### [EXERCISE DETAILS]
Filter out everything except lines holding "this".

### [MATERIAL TO PROCESS]
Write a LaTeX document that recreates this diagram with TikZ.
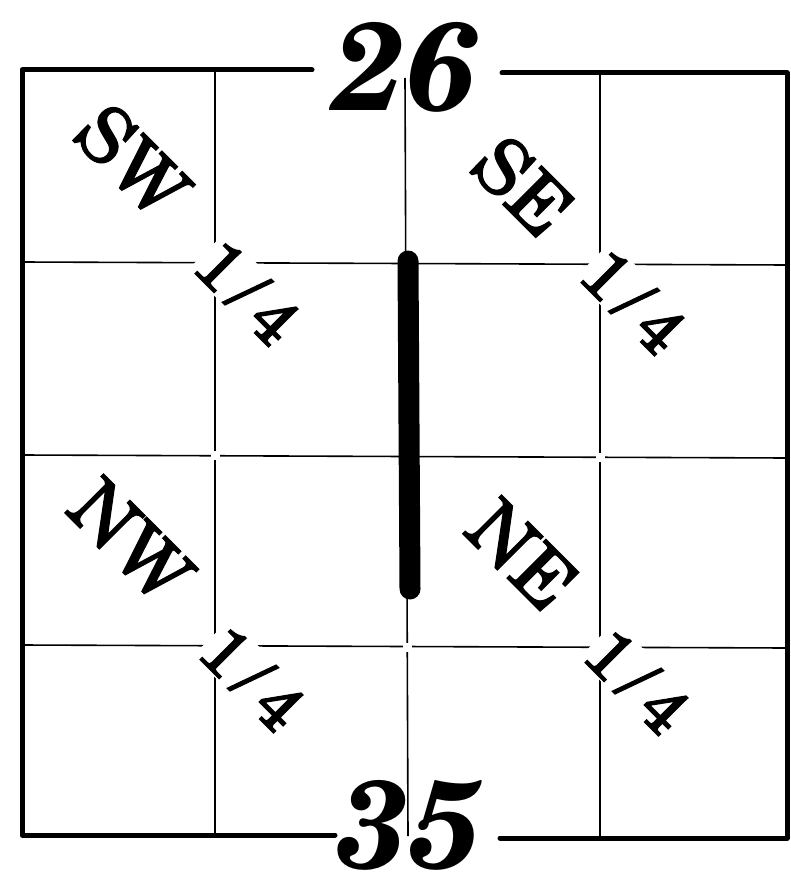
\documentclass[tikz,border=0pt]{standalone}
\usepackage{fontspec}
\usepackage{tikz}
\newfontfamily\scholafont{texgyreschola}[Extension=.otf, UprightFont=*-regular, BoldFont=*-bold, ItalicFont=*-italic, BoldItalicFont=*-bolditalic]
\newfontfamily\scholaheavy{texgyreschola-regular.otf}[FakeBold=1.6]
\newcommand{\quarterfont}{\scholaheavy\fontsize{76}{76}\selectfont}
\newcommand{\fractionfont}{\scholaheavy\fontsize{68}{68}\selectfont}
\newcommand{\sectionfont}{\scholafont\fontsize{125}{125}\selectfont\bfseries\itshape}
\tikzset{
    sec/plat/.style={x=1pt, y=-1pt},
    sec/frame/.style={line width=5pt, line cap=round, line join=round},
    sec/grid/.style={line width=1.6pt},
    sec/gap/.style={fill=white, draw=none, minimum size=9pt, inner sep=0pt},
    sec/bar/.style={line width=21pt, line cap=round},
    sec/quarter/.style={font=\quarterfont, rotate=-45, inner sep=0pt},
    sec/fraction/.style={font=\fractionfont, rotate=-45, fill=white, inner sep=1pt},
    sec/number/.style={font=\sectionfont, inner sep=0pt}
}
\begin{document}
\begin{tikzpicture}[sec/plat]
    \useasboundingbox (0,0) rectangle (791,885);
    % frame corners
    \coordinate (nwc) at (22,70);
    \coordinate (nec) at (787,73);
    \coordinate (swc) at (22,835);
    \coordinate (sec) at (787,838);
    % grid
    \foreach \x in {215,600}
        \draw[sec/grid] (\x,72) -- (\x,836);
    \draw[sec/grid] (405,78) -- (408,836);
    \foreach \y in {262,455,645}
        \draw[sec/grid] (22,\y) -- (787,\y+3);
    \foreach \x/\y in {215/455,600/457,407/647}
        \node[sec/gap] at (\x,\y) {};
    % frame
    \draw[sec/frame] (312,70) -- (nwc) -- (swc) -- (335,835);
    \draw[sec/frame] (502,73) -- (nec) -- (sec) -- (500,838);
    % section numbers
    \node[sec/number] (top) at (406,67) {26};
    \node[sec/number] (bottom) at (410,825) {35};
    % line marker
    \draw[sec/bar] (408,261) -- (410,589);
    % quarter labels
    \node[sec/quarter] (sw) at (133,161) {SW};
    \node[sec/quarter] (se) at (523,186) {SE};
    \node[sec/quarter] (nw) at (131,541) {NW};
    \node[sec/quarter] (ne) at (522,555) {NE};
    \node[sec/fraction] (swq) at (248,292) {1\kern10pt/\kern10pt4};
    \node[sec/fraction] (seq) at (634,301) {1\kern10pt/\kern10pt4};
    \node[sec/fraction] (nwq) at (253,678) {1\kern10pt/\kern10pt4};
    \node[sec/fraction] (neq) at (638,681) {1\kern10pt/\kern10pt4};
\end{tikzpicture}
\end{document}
==
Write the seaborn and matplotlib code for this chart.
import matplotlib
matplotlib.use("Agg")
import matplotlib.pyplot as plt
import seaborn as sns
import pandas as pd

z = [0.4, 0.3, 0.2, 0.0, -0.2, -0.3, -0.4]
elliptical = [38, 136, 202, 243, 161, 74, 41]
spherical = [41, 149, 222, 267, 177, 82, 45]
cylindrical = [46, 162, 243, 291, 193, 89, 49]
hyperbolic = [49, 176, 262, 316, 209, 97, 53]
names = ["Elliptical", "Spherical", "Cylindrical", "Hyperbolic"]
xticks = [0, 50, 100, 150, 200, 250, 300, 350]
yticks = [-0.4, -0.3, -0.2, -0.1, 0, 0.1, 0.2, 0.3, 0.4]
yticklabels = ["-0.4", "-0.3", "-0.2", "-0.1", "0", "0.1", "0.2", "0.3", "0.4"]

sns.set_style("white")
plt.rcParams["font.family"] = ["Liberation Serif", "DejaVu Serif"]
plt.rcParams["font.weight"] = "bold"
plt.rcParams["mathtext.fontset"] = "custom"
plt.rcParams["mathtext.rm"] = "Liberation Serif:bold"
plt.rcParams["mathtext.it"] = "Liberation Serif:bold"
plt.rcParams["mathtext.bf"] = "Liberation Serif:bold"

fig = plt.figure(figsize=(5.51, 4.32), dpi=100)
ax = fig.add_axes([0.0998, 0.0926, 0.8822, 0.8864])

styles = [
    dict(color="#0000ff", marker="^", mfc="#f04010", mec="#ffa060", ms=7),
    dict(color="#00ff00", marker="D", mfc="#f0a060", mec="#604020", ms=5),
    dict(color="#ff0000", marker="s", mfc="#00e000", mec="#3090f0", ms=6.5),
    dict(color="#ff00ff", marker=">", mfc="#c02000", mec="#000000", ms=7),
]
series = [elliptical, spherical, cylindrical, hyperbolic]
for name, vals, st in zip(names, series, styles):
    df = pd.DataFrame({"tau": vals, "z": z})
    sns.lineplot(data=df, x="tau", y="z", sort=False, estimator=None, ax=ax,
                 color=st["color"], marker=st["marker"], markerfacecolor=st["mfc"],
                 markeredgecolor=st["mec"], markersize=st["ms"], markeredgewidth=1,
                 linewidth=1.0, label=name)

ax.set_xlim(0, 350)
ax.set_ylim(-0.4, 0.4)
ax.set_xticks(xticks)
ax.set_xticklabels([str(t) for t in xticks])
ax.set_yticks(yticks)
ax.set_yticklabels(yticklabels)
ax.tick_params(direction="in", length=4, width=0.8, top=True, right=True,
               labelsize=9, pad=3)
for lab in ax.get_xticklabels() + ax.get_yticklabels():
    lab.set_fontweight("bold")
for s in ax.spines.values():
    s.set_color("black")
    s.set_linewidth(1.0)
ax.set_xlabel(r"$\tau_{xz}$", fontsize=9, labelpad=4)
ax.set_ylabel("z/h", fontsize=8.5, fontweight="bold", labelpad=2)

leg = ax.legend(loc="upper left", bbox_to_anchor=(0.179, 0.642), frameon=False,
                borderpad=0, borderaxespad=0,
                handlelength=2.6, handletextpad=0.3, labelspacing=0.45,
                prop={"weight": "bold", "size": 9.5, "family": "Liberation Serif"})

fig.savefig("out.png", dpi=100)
---
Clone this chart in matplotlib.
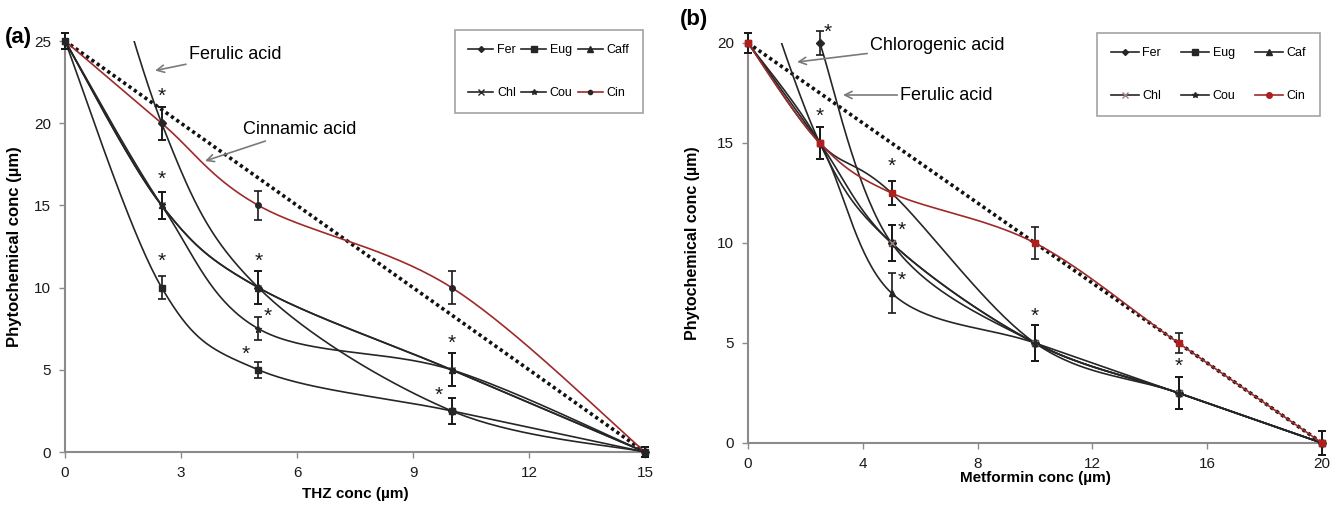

### [EXPECTED OUTPUT]
Write a LaTeX document that recreates this diagram with TikZ.
Write the seaborn and matplotlib code for this chart.
Clone this chart in matplotlib.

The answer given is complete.